Enhanced cycling stability and rate capability of silicon/graphite anodes by chitosan-based aqueous binder

Si/Gr anodes have high specific capacity but their cycle stability is not ideal due to excessive volume expansion during discharge/charge cycling, thereby limiting the commercialization of lithium-ion batteries (LIBs). In this paper, a chitosan-polyvinyl alcohol (CS-PVA) water-based binder was prepared. Unlike conventional one-dimensional structural adhesives, CS-PVA adhesives are rich in hydroxyl and amino polar groups.
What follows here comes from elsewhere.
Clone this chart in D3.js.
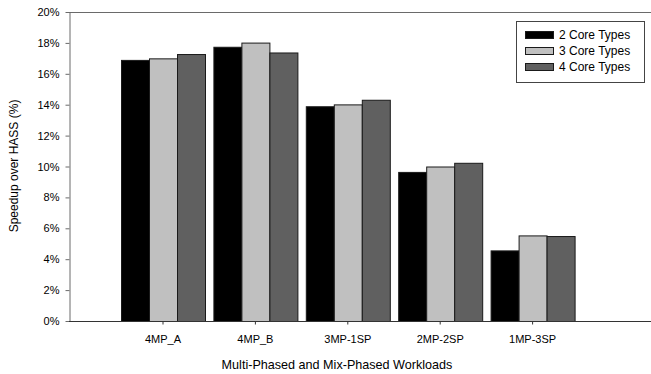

The polar groups induced interactions with Si–OH on silicon particles, further enhancing the structural stability of Si/Gr anode to maintain long-term stable cycling of LIBs. In addition, the Si/Gr anode formed a stable solid electrolyte interface (SEI) during the activation process, leading to long-term stable cycling Si/Gr anodes. The first Coulomb efficiency of Si/Gr@PC11 anode reached 85.5%. And at the current density of 0.5C, the discharge capacity stabilized at 505mAh g −1 after 200 cycles, and reached 433mAh g −1 after 500 cycles. In summary, the success of this work provides a promising avenue to develop high-capacity lithium battery packs with extended cycle life.